Tuesday 20 January 2015

Visualize Your Goals Continually

"Cherish your visions and your dreams as they are children of your soul; the blueprints of your ultimate achievements." (Napoleon Hill)



As I said in my post "Conceive, Believe, Achieve", visualization can do more than any other exercise to bring you closer to your goals.  Once you have written down your life's goals, continue to visualize them as you go about your day, your week, your year.

Brian Tracy says that if you tap into your superconscious, what Christians call the Holy Spirit, you can accomplish more in a year than others do in a lifetime.  If you change the mental pictures on the inside, you will change your outside world to correspond with those pictures.  If you want a quality, imagine you already have it.  If you want a job, imagine you already have it.  As Whitney Young Jr. said, "It is better to be prepared for an opportunity and not have one than to have an opportunity and not be prepared.  

Take for instance Miami sanitation worker Les Brown.  He dreamed of becoming a disc jockey.  He would take a transistor radio to bed at night and listen to the local deejays.  Grabbing his hairbrush as a microphone, he would practise his speech, introducing records to the radio audience.  One day, on his lunch break from cutting grass, he visited the local radio station and asked for a job.  Once the radio manager realized he had no experience in broadcasting he turned him down flat.  

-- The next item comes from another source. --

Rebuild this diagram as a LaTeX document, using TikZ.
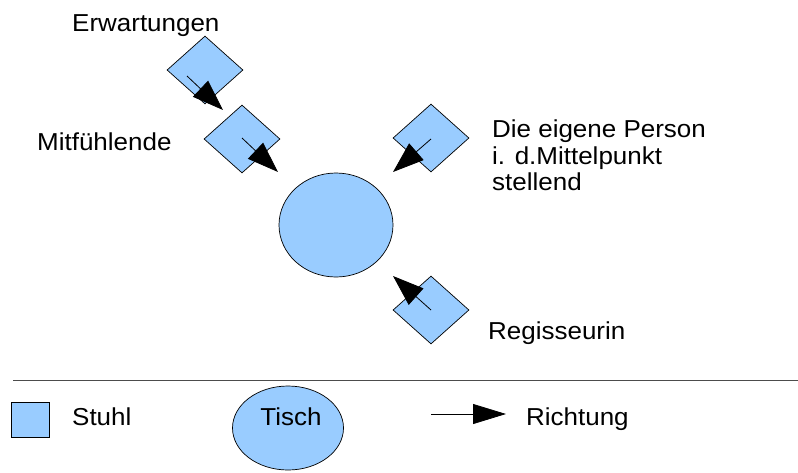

However, Les was determined to pursue his dream, not just because he loved radio, but because his higher goal was to earn enough money to purchase a house for his mother.  So Les returned to the radio station everyday for a week.  Finally, the manager relented and gave him a job as an errand boy, without pay.  The disc jockeys saw how dedicated he was to his job and they started sending him in their Cadillacs to pick up visiting celebrities like The Temptations and The Supremes.  While hanging out with the deejays, Les taught himself how to work the control panels, preparing for the opportunity he knew would present itself.  

One night, the deejay on duty was drinking himself into a stupor.  Les kept a close eye on him, ready to take over when necessary.  The inevitable call came from the station manager asking Les if he would phone the other deejays to find a replacement.  Les hung up, but instead of phoning deejays, he phoned his mother and asked her to turn on the radio.  Fifteen minutes later, he phoned the station manager saying he couldn't find a replacement.  The manager asked him if he knew how to work the controls to which he replied yes.  Les hung up the phone, jumped into the deejay's chair, flipped on the microphone switch and in a confident voice announced:  "Look out, this is me, L.B., triple P -- Les Brown, your Platter Playing Poppa!"  He went on to a career not only in broadcasting but also television, politics and public speaking.